= Endogenous anesthetic =

Endogenous anesthetics are analogs of anesthetics the body makes that have the properties and similar mode of action of general anesthetics.

==Types of endogenous anesthetics==
===Carbon dioxide===
Carbon dioxide (CO_{2}) is an abundant gas produced as the final product of glucose metabolism in animals. CO_{2} anesthesia is most frequently used for anesthetizing flies. But it has also been considered as a fast acting anesthetic in small laboratory animals and in humans.

In the 1900s, CO_{2} anesthesia, known as CO_{2} therapy was used by psychiatrists for the treatment of anxiety. The patients would receive 70% CO_{2} in combination with 30% oxygen causing rapid and reversible loss of continuousness.

===Ammonia===
Ammonia has also been shown to have anesthetic properties. It is released during protein catabolism, and its presence reduced the requirement for inhaled anesthetics. Whether the endogenous release of the ammonia is contributing to an anesthetic effect in vivo has not yet been established.

==Mechanism of action==
The most abundant endogenous anesthetics are small hydrophobic gaseous metabolites of catabolism and likely work through a membrane-mediated mechanism of general anesthesia.

In the 1800s anoxia was considered the mechanism of CO_{2} anesthesia.
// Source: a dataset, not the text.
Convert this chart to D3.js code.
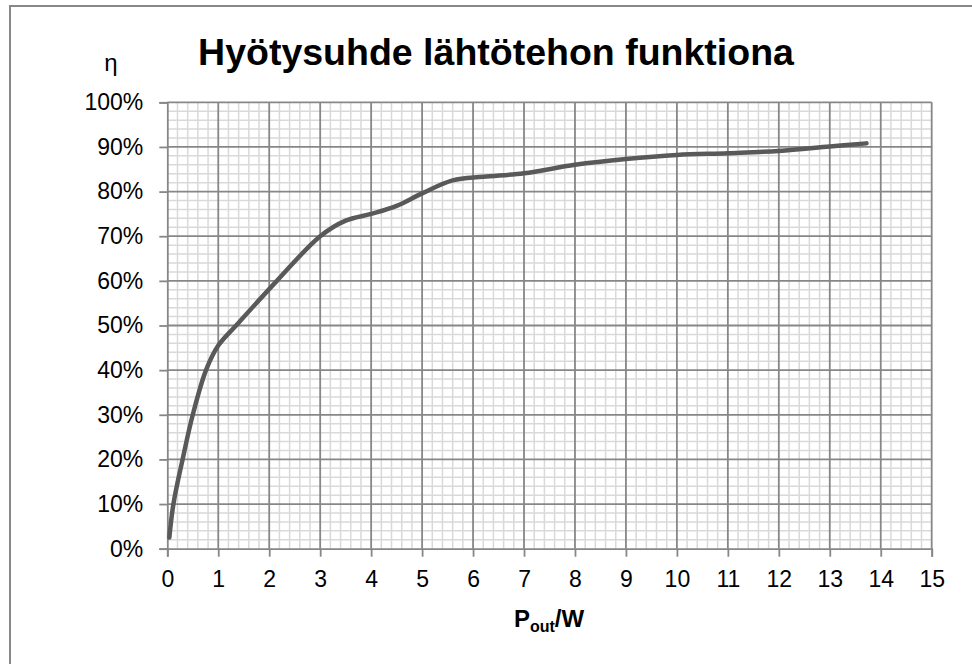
<!DOCTYPE html>
<html>
<head>
<meta charset="utf-8">
<script src="https://cdn.jsdelivr.net/npm/d3@7"></script>
<style>
    body { margin: 0; background: #fff; }
    text { font-family: "Liberation Sans", Arial, sans-serif; }
</style>
</head>
<body>
<div id="chart"></div>
<script>
// lahtoteho (W) ja hyotysuhde (%)
var pOut = [0.04, 0.12, 0.3, 0.5, 0.76, 1.0, 1.35, 2.15, 3.0, 3.5, 4.0, 4.5, 5.0, 5.6, 6.2, 7.0, 8.0, 9.0, 10, 11, 12, 13, 13.72];
var eta = [2.5, 10, 20, 30, 40, 45.5, 50, 60, 70, 73.5, 75, 76.8, 79.6, 82.5, 83.3, 84.1, 86, 87.3, 88.2, 88.6, 89.1, 90.1, 90.8];
var xTicks = [0, 1, 2, 3, 4, 5, 6, 7, 8, 9, 10, 11, 12, 13, 14, 15];
var yTicks = [0, 10, 20, 30, 40, 50, 60, 70, 80, 90, 100];
var titleText = "Hyötysuhde lähtötehon funktiona";

(function () {

    var width = 972;
    var height = 664;
    var left = 167.3, right = 931.7, top = 102.3, bottom = 548.7;

    var svg = d3.select("#chart").append("svg")
        .attr("width", width).attr("height", height);

    // ulkoreunus
    svg.append("rect")
        .attr("x", 10).attr("y", 6)
        .attr("width", 990).attr("height", 690)
        .attr("fill", "#fff")
        .attr("stroke", "#888").attr("stroke-width", 2);

    var x = d3.scaleLinear().domain([0, 15]).range([left, right]);
    var y = d3.scaleLinear().domain([0, 100]).range([bottom, top]);

    var minorX = d3.range(0, 75).map(function (i) { return i * 0.2; }).filter(function (v, i) { return i % 5 != 0; });
    var minorY = d3.range(0, 50).map(function (i) { return i * 2; }).filter(function (v, i) { return i % 5 != 0; });

    var grid = svg.append("g");
    grid.selectAll(".mx").data(minorX).enter().append("line")
        .attr("x1", function (d) { return x(d); }).attr("x2", function (d) { return x(d); })
        .attr("y1", top).attr("y2", bottom)
        .attr("stroke", "#d9d9d9").attr("stroke-width", 1.5);
    grid.selectAll(".my").data(minorY).enter().append("line")
        .attr("y1", function (d) { return y(d); }).attr("y2", function (d) { return y(d); })
        .attr("x1", left).attr("x2", right)
        .attr("stroke", "#d9d9d9").attr("stroke-width", 1.5);
    grid.selectAll(".Mx").data(xTicks.slice(1)).enter().append("line")
        .attr("x1", function (d) { return x(d); }).attr("x2", function (d) { return x(d); })
        .attr("y1", top).attr("y2", bottom)
        .attr("stroke", "#878787").attr("stroke-width", 1.8);
    grid.selectAll(".My").data(yTicks.slice(1)).enter().append("line")
        .attr("y1", function (d) { return y(d); }).attr("y2", function (d) { return y(d); })
        .attr("x1", left).attr("x2", right)
        .attr("stroke", "#878787").attr("stroke-width", 1.8);

    // akselit
    var xAxis = svg.append("g")
        .attr("transform", "translate(0," + bottom + ")")
        .call(d3.axisBottom(x).tickValues(xTicks).tickSize(8).tickPadding(14).tickFormat(d3.format("d")));
    var yAxis = svg.append("g")
        .attr("transform", "translate(" + left + ",0)")
        .call(d3.axisLeft(y).tickValues(yTicks).tickSize(8).tickPadding(16).tickFormat(function (d) { return d + "%"; }));
    [xAxis, yAxis].forEach(function (a) {
        a.select(".domain").attr("stroke", "#878787").attr("stroke-width", 1.8);
        a.selectAll(".tick line").attr("stroke", "#878787").attr("stroke-width", 1.8);
        a.selectAll(".tick text").attr("font-size", 23).attr("fill", "#000")
            .style("font-family", "'Liberation Sans', Arial, sans-serif");
    });

    // kayra
    var pts = pOut.map(function (d, i) { return [d, eta[i]]; });
    var line = d3.line()
        .x(function (d) { return x(d[0]); })
        .y(function (d) { return y(d[1]); })
        .curve(d3.curveCatmullRom.alpha(0.5));
    svg.append("path")
        .datum(pts)
        .attr("d", line)
        .attr("fill", "none")
        .attr("stroke", "#595959")
        .attr("stroke-width", 4.5)
        .attr("stroke-linecap", "round")
        .attr("stroke-linejoin", "round");

    svg.append("text")
        .attr("x", 496).attr("y", 65)
        .attr("text-anchor", "middle")
        .attr("font-size", 37.5).attr("font-weight", "bold")
        .text(titleText);

    svg.append("text")
        .attr("x", 111).attr("y", 71)
        .attr("text-anchor", "middle")
        .attr("font-size", 24)
        .text("η");

    var xt = svg.append("text")
        .attr("x", 549).attr("y", 627)
        .attr("text-anchor", "middle")
        .attr("font-size", 24).attr("font-weight", "bold");
    xt.append("tspan").text("P");
    xt.append("tspan").attr("font-size", 16).attr("dy", 5).text("out");
    xt.append("tspan").attr("dy", -5).text("/W");
})();
</script>
</body>
</html>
However, studies in humans showed the opposite, oxygenation of the brain tissue increases with increase CO_{2} in the lung. More recent studies have shown in bees that anoxia is also not the mechanism.
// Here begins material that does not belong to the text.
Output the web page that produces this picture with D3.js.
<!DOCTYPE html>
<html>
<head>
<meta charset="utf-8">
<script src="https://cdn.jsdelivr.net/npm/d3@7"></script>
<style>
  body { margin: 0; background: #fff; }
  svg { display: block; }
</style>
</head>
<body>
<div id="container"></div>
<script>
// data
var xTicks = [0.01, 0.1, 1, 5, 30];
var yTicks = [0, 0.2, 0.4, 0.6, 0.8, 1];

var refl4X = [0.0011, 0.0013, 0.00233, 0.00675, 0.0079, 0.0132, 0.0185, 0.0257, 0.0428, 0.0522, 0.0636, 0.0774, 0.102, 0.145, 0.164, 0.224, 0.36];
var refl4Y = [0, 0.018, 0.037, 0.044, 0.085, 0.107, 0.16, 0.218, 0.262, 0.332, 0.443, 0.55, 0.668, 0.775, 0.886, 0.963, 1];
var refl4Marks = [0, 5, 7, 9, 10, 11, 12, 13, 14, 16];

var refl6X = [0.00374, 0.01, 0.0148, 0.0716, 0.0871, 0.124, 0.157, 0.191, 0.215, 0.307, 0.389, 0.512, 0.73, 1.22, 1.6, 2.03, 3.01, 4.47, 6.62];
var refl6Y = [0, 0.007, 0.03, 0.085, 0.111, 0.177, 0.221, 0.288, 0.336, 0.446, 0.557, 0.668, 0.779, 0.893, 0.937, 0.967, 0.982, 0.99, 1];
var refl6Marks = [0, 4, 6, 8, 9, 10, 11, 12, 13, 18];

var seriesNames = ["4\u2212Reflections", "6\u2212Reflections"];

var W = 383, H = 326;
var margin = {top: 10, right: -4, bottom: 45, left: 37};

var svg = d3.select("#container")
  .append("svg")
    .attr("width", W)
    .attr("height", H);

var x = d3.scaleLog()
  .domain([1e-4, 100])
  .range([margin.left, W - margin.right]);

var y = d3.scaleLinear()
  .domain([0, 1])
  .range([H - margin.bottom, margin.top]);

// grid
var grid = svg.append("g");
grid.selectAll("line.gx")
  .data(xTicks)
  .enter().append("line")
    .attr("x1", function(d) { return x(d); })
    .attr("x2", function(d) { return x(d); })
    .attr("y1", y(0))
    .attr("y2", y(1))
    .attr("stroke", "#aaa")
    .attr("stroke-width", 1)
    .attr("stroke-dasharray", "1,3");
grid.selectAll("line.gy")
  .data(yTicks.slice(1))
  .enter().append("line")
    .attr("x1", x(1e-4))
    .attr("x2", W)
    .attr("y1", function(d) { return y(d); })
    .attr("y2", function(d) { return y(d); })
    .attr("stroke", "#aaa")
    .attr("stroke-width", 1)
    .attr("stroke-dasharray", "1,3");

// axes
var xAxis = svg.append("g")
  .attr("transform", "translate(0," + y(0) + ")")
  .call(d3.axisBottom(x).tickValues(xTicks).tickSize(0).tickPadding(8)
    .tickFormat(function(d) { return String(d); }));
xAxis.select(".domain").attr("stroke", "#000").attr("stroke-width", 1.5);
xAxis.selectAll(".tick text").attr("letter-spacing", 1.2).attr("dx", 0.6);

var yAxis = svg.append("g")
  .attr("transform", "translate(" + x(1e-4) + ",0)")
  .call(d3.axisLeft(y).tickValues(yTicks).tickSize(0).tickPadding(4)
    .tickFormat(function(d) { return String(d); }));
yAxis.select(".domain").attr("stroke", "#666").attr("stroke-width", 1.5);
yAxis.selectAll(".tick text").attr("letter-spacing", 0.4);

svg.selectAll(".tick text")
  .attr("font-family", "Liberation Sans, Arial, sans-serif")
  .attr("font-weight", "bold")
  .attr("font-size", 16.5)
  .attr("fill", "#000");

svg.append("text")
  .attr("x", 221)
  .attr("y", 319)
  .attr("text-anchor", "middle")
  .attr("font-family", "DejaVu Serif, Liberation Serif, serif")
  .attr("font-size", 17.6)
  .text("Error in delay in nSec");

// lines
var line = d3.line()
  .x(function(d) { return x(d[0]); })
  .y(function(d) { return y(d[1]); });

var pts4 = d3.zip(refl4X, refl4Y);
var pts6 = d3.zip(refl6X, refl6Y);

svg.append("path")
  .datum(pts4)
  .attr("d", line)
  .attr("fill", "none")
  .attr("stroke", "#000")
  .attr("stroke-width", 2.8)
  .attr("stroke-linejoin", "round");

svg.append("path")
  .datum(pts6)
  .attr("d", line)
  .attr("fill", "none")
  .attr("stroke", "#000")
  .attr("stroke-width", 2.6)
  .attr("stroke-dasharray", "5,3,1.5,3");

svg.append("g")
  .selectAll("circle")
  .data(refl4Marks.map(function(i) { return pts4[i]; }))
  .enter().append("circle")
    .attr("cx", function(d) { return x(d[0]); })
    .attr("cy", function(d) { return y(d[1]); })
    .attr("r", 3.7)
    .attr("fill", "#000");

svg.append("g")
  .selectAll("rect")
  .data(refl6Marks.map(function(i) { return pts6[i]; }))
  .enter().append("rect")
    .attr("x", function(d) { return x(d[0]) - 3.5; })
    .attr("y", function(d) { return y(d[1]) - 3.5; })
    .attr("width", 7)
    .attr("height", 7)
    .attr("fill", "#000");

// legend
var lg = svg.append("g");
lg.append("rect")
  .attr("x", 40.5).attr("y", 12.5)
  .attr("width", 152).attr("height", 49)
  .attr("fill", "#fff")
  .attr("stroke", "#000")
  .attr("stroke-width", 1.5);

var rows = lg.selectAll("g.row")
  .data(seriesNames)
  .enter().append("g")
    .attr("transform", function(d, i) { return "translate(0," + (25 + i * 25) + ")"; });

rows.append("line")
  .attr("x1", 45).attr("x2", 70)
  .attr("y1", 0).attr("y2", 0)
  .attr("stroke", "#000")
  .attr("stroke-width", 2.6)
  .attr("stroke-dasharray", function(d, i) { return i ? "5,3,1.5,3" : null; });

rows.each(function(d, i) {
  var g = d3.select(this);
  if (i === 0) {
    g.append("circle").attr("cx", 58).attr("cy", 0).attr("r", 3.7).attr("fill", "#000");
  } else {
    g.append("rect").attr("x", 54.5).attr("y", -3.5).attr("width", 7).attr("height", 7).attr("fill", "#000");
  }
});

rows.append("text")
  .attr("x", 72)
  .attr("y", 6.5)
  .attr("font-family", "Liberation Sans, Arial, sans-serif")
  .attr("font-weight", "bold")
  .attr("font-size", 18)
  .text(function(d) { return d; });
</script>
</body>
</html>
In humans, CO_{2} raises the threshold of stimulation of the nerve cell, decreases the speed of conduction of impulses along the nerve, and increases the height and prolonged duration of the action potential.
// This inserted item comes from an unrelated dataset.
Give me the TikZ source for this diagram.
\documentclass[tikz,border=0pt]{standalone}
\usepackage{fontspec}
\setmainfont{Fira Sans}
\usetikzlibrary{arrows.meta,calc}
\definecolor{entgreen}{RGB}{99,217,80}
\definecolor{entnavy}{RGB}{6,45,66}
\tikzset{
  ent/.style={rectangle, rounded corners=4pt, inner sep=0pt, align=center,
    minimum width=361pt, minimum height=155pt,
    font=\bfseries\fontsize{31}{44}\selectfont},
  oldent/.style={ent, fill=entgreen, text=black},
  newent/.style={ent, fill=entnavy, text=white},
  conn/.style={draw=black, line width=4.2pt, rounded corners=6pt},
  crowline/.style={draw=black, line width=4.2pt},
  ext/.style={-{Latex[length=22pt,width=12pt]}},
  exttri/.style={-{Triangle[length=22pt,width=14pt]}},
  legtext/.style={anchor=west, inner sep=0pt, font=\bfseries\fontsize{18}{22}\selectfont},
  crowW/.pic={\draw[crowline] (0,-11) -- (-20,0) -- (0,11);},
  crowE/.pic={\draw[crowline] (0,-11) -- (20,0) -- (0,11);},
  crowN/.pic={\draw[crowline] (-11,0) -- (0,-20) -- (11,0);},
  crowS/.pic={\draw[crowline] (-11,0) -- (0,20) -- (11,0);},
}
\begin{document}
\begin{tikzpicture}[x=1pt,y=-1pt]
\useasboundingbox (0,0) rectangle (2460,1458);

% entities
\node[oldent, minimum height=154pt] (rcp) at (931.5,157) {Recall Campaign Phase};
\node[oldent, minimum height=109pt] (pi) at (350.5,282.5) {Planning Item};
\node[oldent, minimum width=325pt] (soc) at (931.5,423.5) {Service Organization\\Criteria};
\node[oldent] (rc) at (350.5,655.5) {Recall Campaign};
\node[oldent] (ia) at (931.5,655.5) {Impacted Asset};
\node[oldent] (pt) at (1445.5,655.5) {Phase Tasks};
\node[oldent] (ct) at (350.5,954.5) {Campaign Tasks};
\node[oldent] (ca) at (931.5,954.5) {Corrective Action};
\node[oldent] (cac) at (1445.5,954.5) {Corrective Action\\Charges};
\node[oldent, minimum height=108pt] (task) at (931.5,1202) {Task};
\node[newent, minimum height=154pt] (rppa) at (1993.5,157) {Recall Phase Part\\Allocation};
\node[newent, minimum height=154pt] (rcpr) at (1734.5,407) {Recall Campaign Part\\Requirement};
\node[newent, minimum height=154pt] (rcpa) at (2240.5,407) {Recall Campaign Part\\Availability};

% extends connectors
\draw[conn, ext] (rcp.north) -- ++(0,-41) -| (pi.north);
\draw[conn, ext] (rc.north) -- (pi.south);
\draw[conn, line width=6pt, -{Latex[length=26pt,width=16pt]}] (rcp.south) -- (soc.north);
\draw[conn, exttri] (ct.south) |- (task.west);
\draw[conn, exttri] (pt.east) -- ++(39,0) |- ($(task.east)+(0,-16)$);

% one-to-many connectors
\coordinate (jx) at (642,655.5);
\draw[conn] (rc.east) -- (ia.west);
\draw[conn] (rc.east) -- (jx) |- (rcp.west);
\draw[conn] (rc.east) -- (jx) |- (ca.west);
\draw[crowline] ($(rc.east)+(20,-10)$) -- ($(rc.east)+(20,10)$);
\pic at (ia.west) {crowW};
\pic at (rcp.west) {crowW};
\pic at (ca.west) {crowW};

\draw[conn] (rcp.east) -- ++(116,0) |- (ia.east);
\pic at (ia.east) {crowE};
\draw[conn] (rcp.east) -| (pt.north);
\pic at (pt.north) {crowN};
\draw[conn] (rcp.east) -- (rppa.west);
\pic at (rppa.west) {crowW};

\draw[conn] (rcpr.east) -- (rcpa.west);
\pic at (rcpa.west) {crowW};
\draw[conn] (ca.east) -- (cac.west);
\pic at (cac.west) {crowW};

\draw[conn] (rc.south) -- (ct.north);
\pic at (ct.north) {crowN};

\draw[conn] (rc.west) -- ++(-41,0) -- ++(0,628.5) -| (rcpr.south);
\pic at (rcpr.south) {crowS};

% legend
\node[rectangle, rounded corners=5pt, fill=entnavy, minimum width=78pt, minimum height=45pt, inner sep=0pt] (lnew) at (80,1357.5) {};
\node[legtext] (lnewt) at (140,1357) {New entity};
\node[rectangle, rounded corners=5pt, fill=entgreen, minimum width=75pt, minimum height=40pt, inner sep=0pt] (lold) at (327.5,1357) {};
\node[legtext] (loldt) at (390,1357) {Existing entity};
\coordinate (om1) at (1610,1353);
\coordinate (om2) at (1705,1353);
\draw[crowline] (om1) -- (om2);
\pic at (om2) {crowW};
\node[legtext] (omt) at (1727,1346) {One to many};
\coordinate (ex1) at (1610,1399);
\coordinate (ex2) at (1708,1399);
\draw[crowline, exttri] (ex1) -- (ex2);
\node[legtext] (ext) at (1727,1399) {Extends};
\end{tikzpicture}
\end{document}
While the endogenous anesthetics appear to have a similar mechanism of action to inhaled anesthetics, their rapid endogenous metabolism complicates their use in humans. Apart from flies, exogenous compounds have proven more useful for maintaining general anesthesia.

==History==
The first private demonstration of an anesthetic was carbon dioxide by Henry Hill Hickman in a dog cerca 1823.